_Goal_:
Find the lines holding the string "this" in the data, then copy all of them.
··· Records for processing ···
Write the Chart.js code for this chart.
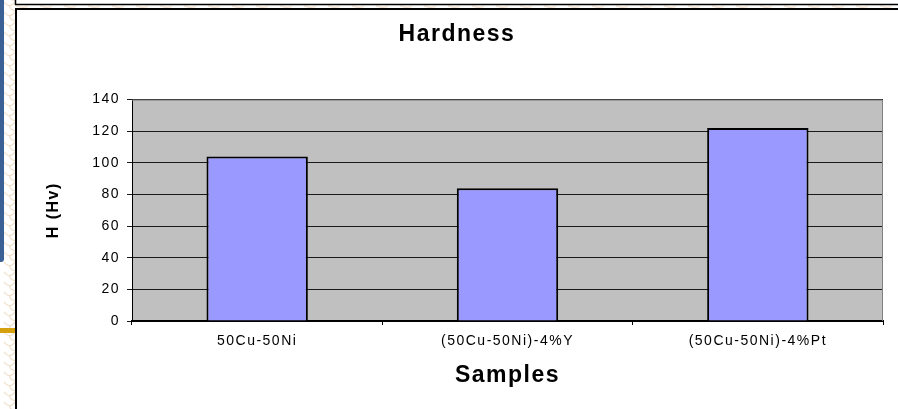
···
··· Records for processing ···
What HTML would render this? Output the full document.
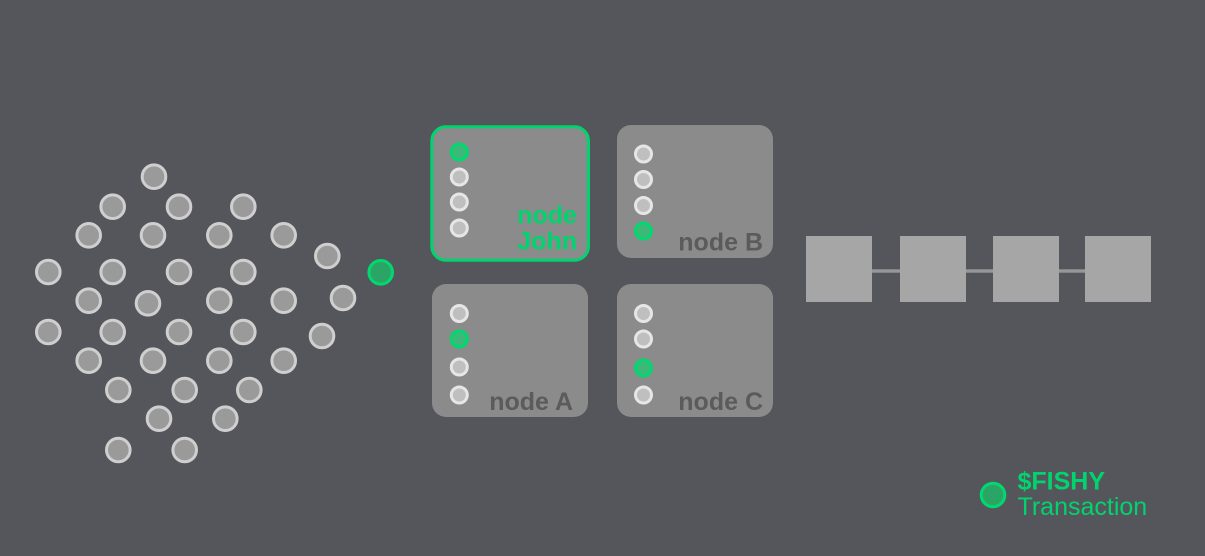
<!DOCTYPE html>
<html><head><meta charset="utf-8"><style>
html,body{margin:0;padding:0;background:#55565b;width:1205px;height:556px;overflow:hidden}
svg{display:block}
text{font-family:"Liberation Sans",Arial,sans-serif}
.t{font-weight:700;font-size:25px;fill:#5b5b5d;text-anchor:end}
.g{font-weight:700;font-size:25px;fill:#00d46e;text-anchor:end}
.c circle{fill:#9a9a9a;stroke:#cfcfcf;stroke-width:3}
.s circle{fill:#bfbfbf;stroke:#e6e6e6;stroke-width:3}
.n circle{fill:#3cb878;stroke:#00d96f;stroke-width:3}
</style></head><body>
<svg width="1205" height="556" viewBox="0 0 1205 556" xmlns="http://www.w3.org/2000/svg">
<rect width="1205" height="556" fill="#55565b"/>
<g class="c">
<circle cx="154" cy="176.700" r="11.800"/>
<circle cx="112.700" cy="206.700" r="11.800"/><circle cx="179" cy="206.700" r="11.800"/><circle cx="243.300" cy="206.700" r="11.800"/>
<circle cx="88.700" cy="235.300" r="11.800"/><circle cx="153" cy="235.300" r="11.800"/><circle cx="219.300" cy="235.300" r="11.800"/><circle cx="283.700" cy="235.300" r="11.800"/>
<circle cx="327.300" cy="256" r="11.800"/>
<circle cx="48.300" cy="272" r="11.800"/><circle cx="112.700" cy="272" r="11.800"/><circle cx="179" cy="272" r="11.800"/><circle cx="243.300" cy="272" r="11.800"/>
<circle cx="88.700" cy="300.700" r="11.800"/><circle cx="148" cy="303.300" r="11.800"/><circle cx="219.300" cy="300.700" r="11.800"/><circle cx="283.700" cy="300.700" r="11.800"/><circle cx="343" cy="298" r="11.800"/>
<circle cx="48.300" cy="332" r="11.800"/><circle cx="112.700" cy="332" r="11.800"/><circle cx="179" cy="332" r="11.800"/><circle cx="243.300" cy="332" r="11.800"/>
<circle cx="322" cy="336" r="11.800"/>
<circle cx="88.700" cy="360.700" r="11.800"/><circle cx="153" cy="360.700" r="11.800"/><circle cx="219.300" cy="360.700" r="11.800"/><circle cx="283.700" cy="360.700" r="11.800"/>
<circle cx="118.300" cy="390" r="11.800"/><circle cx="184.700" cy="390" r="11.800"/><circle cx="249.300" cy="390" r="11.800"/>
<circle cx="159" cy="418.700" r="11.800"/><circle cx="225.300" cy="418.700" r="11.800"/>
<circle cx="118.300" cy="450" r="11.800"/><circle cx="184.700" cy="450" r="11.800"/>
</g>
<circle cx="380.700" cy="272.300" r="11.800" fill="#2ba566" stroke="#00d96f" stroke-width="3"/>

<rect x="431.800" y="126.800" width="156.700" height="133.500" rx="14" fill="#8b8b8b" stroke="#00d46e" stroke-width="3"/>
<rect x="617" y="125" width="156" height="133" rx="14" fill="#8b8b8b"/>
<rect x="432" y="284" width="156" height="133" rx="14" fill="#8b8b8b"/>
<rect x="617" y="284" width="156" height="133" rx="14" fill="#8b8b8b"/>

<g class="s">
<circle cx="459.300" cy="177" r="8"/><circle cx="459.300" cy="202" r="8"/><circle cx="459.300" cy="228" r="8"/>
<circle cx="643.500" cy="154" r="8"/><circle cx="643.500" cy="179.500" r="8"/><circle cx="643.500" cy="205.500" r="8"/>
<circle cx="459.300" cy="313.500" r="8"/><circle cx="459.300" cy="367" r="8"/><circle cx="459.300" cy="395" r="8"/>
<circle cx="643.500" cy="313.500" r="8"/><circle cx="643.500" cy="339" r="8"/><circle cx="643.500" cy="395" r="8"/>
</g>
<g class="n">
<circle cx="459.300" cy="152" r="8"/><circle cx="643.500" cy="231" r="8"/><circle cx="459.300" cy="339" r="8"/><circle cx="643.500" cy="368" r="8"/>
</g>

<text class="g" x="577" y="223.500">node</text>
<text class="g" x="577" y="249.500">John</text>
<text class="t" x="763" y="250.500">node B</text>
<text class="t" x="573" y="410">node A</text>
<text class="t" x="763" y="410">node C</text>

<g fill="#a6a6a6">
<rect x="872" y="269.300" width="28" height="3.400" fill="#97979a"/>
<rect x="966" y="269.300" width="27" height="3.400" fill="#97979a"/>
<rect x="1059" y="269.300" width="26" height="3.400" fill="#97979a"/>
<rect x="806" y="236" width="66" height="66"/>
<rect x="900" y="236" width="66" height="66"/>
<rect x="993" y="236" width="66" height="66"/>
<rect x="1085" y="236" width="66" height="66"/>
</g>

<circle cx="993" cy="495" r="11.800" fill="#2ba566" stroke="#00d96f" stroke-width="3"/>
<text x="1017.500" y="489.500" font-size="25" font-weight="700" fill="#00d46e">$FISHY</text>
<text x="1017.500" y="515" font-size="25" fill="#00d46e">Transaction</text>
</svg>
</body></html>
···
_The output_:
Write the Chart.js code for this chart.
What HTML would render this? Output the full document.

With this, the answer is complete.